Given my reputation as a strident non-smoker, it was funny how quickly I took to cigarettes. Like a badly shot scene in Rocky, here I was, fighting my own Apollo Creed in the form of a cigarette. Suddenly, I had to think of ashtrays and matchsticks and cigarette packs to hide. I wanted them all. Sweet Menthol. Roasters. Rocket. Sportsman. Supermatch. If 50 Cent can walk around with 9 bullet holes, what is a mere puff? If Jesus has 3 holes, what is a mere cig? A lot.
Blame the advertiser’s gimmicks…
So what have I learned? Nah. I won’t do your job for you. But I’ll give you something else instead—I’ll tell you what I have not learnt: That the drugs you take, take you. There is no revelation in drugs—it just is. You aren’t any different if you take alcohol-free wine, ‘duvai’, nor any special if you take Crazy Cock whiskey, which the label claims has a potency of 40% but we all know it is… anyway, the point is, you decide what meaning you place on what you take. My father (you knew this was coming), whose, thankfully, smoking days are behind him, says in his fat little muffins of truisms, that there is no bad drug. It’s the people who use it who are bad. It’s people who abuse drugs. Don’t be abusive—whether to drugs or to people.
It’s a damned-if-you-do, damned-if-you-don’t situation: the kind of dilemma between letting a guilty guy walk free or an innocent person getting convicted? Not to say that he meant for it to be anything very deep. He’s not that manipulative. He was just saying. There’s no happenstance Zen, no plaintive caesura.
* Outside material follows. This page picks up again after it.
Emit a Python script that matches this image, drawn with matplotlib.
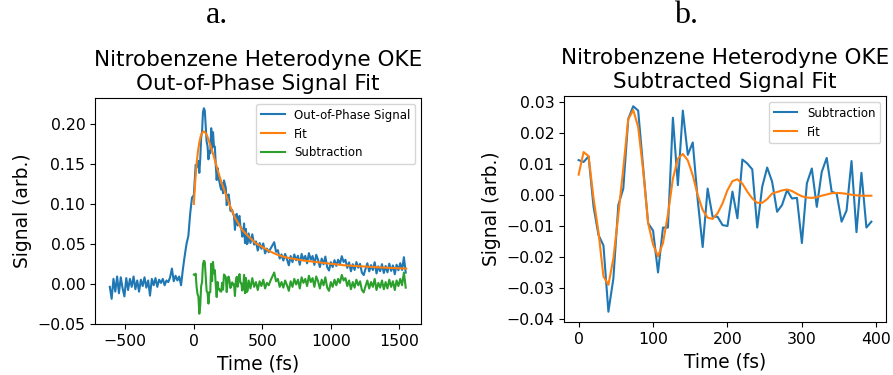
#!/usr/bin/env python
import matplotlib
matplotlib.use("Agg")
import matplotlib.pyplot as plt
from matplotlib.ticker import MultipleLocator
import numpy as np

# --- panel a: out-of-phase signal (blue), fit (orange), subtraction (green) ---
# blue before time zero, 40/3 fs steps from -613 fs
pre_signal = [-0.004, -0.019, 0.006, -0.010, 0.009, -0.012, 0.008, -0.006, -0.016, 0.007,
              -0.008, 0.006, -0.004, 0.009, -0.007, 0.004, -0.010, 0.005, -0.003, 0.008,
              -0.005, 0.004, -0.015, 0.006, -0.002, 0.007, -0.004, 0.005, 0.001, 0.006,
              -0.002, 0.004, 0.002, 0.008, 0.019, 0.003, 0.010, 0.004, 0.009, -0.002,
              0.018, 0.035, 0.050, 0.060, 0.088, 0.108]
# blue 0 - 393 fs, 20/3 fs steps
early_signal = [0.111, 0.130, 0.149, 0.146, 0.148, 0.154, 0.139, 0.156, 0.183, 0.191,
                0.215, 0.220, 0.217, 0.198, 0.178, 0.1725, 0.156, 0.1665, 0.1635, 0.195,
                0.170, 0.190, 0.172, 0.172, 0.149, 0.130, 0.145, 0.132, 0.128, 0.122,
                0.118, 0.126, 0.1135, 0.1295, 0.125, 0.120, 0.0985, 0.109, 0.112, 0.104,
                0.0916, 0.091, 0.0926, 0.0874, 0.085, 0.0675, 0.085, 0.0876, 0.073, 0.0825,
                0.085, 0.072, 0.0695, 0.059, 0.061, 0.0755, 0.051, 0.0687, 0.0495, 0.051]
# blue 400 - 1547 fs, 40/3 fs steps
tail_signal = [0.063, 0.051, 0.062, 0.049, 0.053, 0.0415, 0.051, 0.0437, 0.0505, 0.038,
               0.044, 0.0395, 0.044, 0.048, 0.052, 0.040, 0.042, 0.0315, 0.0367, 0.029,
               0.0373, 0.0307, 0.023, 0.0347, 0.027, 0.0367, 0.0293, 0.035, 0.0237, 0.0373,
               0.030, 0.0348, 0.0255, 0.0383, 0.030, 0.0347, 0.0235, 0.0362, 0.030, 0.0208,
               0.0315, 0.0243, 0.034, 0.0207, 0.0165, 0.027, 0.0208, 0.0295, 0.0223, 0.030,
               0.0247, 0.0345, 0.0272, 0.030, 0.0198, 0.0267, 0.0155, 0.0244, 0.0172, 0.0271,
               0.020, 0.0249, 0.0138, 0.0108, 0.0187, 0.0256, 0.0154, 0.0233, 0.0171, 0.0269,
               0.0128, 0.0217, 0.0156, 0.0245, 0.0134, 0.0222, 0.0142, 0.0251, 0.016, 0.0229,
               0.0118, 0.0238, 0.0168, 0.0257, 0.0172, 0.0332, 0.0139]

fit_time = [0, 10, 20, 30, 40, 50, 60, 70, 80, 90, 100, 120, 140, 160, 180, 200, 225,
            250, 275, 300, 350, 400, 450, 500, 550, 600, 650, 700, 800, 900, 1000, 1100,
            1200, 1300, 1400, 1550]
fit_signal = [0.100, 0.128, 0.150, 0.166, 0.177, 0.185, 0.189, 0.191, 0.190, 0.188, 0.184,
              0.174, 0.163, 0.151, 0.139, 0.128, 0.116, 0.104, 0.093, 0.083, 0.068, 0.059,
              0.051, 0.046, 0.041, 0.037, 0.034, 0.032, 0.029, 0.027, 0.025, 0.023, 0.022,
              0.021, 0.020, 0.019]

# green after 400 fs, 40/3 fs steps (first 400 fs is the subtraction below)
tail_sub = [0.004, -0.006, 0.007, -0.004, 0.002, -0.008, 0.003, -0.003, 0.005, -0.006,
            0.001, -0.002, 0.004, 0.009, 0.014, 0.003, 0.006, -0.004, 0.002, -0.005,
            0.004, -0.002, -0.009, 0.003, -0.004, 0.006, -0.001, 0.005, -0.006, 0.008,
            0.001, 0.006, -0.003, 0.010, 0.002, 0.007, -0.004, 0.009, 0.003, -0.006,
            0.005, -0.002, 0.008, -0.005, -0.009, 0.002, -0.004, 0.005, -0.002, 0.006,
            0.001, 0.011, 0.004, 0.007, -0.003, 0.004, -0.007, 0.002, -0.005, 0.005,
            -0.002, 0.003, -0.008, -0.011, -0.003, 0.004, -0.006, 0.002, -0.004, 0.006,
            -0.008, 0.001, -0.005, 0.004, -0.007, 0.002, -0.006, 0.005, -0.004, 0.003,
            -0.008, 0.004, -0.003, 0.006, -0.002, 0.014, -0.005]

# --- panel b: subtracted signal and its fit, 0 - 393 fs, 20/3 fs steps ---
subtraction = [0.0113, 0.0107, 0.0125, -0.0037, -0.0129, -0.0163, -0.0377, -0.0270, -0.0032, 0.0021,
               0.0246, 0.0287, 0.0273, 0.0090, -0.0091, -0.0115, -0.0250, -0.0105, -0.0105, 0.0250,
               0.0032, 0.0273, 0.0130, 0.0170, -0.0016, -0.0168, 0.0021, -0.0070, -0.0070, -0.0097,
               -0.0100, 0.0011, -0.0075, 0.0115, 0.0102, 0.0083, -0.0105, 0.0027, 0.0089, 0.0043,
               -0.0054, -0.0032, 0.0016, -0.0011, -0.0009, -0.0155, 0.0038, 0.0086, -0.0038, 0.0075,
               0.0120, 0.0011, 0.0005, -0.0086, -0.0050, 0.0110, -0.0120, 0.0072, -0.0105, -0.0086]
sub_fit = [0.0066, 0.0139, 0.0126, -0.0010, -0.0120, -0.0263, -0.0290, -0.0205, -0.0064, 0.0086,
           0.0245, 0.0275, 0.0220, 0.0080, -0.0090, -0.0160, -0.0198, -0.0155, -0.0063, 0.0053,
           0.0118, 0.0133, 0.0112, 0.0064, 0.0000, -0.0048, -0.0073, -0.0077, -0.0059, -0.0027,
           0.0016, 0.0045, 0.0051, 0.0037, 0.0011, -0.0011, -0.0025, -0.0025, -0.0013, 0.0005,
           0.0010, 0.0015, 0.0018, 0.0013, 0.0004, -0.0004, -0.0008, -0.0009, -0.0007, -0.0002,
           0.0002, 0.0006, 0.0007, 0.0006, 0.0004, 0.0001, -0.0001, -0.0002, -0.0002, -0.0002]

step = 20 / 3
t_pre = np.arange(-len(pre_signal), 0) * 2 * step
t_early = np.arange(len(early_signal)) * step
t_tail = 400 + np.arange(len(tail_signal)) * 2 * step
t_sub = np.arange(len(subtraction)) * step

signal_time = np.concatenate([t_pre, t_early, t_tail])
signal = np.concatenate([pre_signal, early_signal, tail_signal])
green_time = np.concatenate([t_sub, 400 + np.arange(len(tail_sub)) * 2 * step])
green = np.concatenate([subtraction, tail_sub])

tick_size = 11.3
label_size = 13.4
title_size = 15.5
legend_size = 8.5

fig = plt.figure(figsize=(8.93, 3.75), dpi=100)
ax1 = fig.add_axes([95 / 893, 1 - 324 / 375, 326 / 893, 226 / 375])
ax2 = fig.add_axes([564 / 893, 1 - 322 / 375, 322 / 893, 226 / 375])

ax1.plot(signal_time, signal, label='Out-of-Phase Signal')
ax1.plot(fit_time, fit_signal, label='Fit')
ax1.plot(green_time, green, label='Subtraction')
ax1.set_title('Nitrobenzene Heterodyne OKE\nOut-of-Phase Signal Fit', fontsize=title_size)
ax1.set_xlabel('Time (fs)', fontsize=label_size)
ax1.set_ylabel('Signal (arb.)', fontsize=label_size)
ax1.tick_params(labelsize=tick_size)
ax1.legend(loc='upper right', fontsize=legend_size)

ax2.plot(t_sub, subtraction, label='Subtraction')
ax2.plot(t_sub, sub_fit, label='Fit')
ax2.set_title('Nitrobenzene Heterodyne OKE\nSubtracted Signal Fit', fontsize=title_size)
ax2.set_xlabel('Time (fs)', fontsize=label_size)
ax2.set_ylabel('Signal (arb.)', fontsize=label_size)
ax2.yaxis.set_major_locator(MultipleLocator(0.01))
ax2.tick_params(labelsize=tick_size)
ax2.legend(loc='upper right', fontsize=legend_size)

fig.text(217 / 893, 1 - 23 / 375, 'a.', family='Liberation Serif', fontsize=23,
         ha='center', va='baseline')
fig.text(686 / 893, 1 - 23 / 375, 'b.', family='Liberation Serif', fontsize=23,
         ha='center', va='baseline')

plt.savefig('out.png')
And then it all goes up in smoke…
It was clear where the cigarette’s sex appeal came from. When a grown man smoked a cigarette, he was indexing all those rugged Marlboro ads from the olden days. He was indexing Marlon Brando. Smoking was cool. But when you really know, you know. It isn’t.
It’s one thing to give up smoking, and another to become a former smoker.
I puff. I huff. Blow two rings in the air. I fail. I look at the cig—definitely not my shtick. I remember Gichore. And his two sons. I think of my own father. I stare at the Dunhill between my fingers. I put it out. It was always going downhill.